Of course, the way it actually works on the net is as a yellow star to diminish and disrespect, trump and bully.
jerry at November 28, 2013 11:36 AM
Assigned? You mean when the nurse looked at my genitalia and said, "It's a boy." That's really less an "assignment" and more an interpretation.
Conan the Grammarian at November 28, 2013 11:45 AM
Conan, to defend these folks, there have been a number of cases where the interpretations were very poor, and in the case of intersexed babies, (http://en.wikipedia.org/wiki/Intersex) a lot of time, they are actual assignments, as in consult with parents, "conspire" to treat intersexed baby as an X or as a Y.
There was also the case of at least one botched circumcision that resulted in an assigned sex as female and a much later suicide.
I think it's reasonable for people born intersexed to complain of doctors and a society that didn't know how to deal with them.
In the case of people who were not intersex but later realize they are transgender, I think any complaints of being assigned a sex at birth is much less reasonable.
jerry at November 28, 2013 12:30 PM
If somebody told me she was cisgendered, I would wonder if she had a Cisco router up her nether regions.
mpetrie98 at November 28, 2013 2:32 PM
Actually I would probably be finding a way out of the conversation, and a way to leave the area quickly.
Jim P. at November 28, 2013 6:50 PM
"Actually I would probably be finding a way out of the conversation, and a way to leave the area quickly."
I agree. Where did people get the idea that these once private matters are now fodder for public conversation? From Oprah?
Jim Simon at November 28, 2013 7:36 PM
✔ Jim Simon 9:03 AM
Why are the ones who conjure these precious new catch phrases for trivial sexual enthusiam always such un-worldly ninnybuns? If they're so erotically attuned, why haven't they been able to go out into the world and find something interesting to share?

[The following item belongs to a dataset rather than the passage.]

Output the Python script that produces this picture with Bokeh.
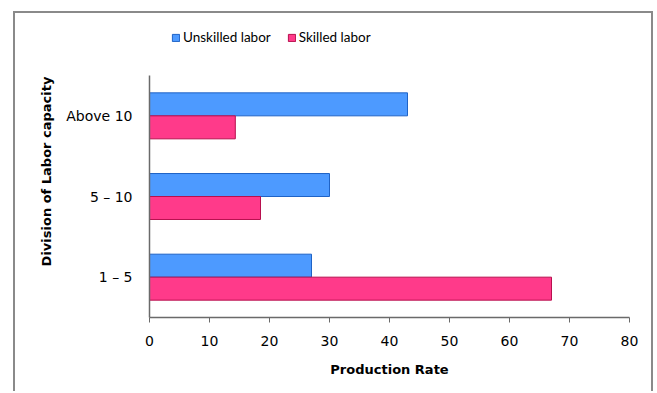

Crid [CridComment at gmail] at November 29, 2013 2:08 AM
The only place where I've ever seen the "cis-" formation is in chemistry, where the prefixes "cis-" and "trans-" are used to describe certain organic chemical isomers. So it looks like what happened here is that someone took the word "transgender", which uses the "trans-" prefix which is very common in English, and they noted that "trans-" had an antonym in organic chemistry of "cis-", and decided to borrow it. Trouble is, "cis-" doesn't have a meaning in common English. So if you say "cisgendered" to someone, then unless they have studied organic chemistry, they are unlikely to grasp what thw word means. Which defeats the purpose of using the prefix.
Now, this sort of borrowing goes on in the English language all the time. However, when adademics do it so self-consciously, it usually winds up being ignored or rejected by the general public. Which I suspect is the idea. The academy is reverting to a pre-Renaissance mystery guild, filled with secret language and rituals -- all intended to cover up the fact that they don't really know or do anything special.
Cousin Dave at November 29, 2013 6:46 AM
I agree. Where did people get the idea that these once private matters are now fodder for public conversation? From Oprah?
Posted by: Jim Simon at November 28, 2013 7:36 PM
I blame Marvin Gaye. His song Cissexual healing started the trend. Or so I've been cis-told.
Sio at November 29, 2013 8:21 PM
The politically correct want us to use "cisgednered" because if "transgendered" has an opposite in "cisgendered" it does away with the presumption that "transgendered" is not the norm - "transgendered" then becomes merely one variant on a spectrum of norms in sexual preference and identity.
Conan the Grammarian at November 29, 2013 9:49 PM
> I blame Marvin Gaye.
Dood, don't… He-comes-apart,-bay-by.
Also, What's Going On was the American Sgt. Pepper.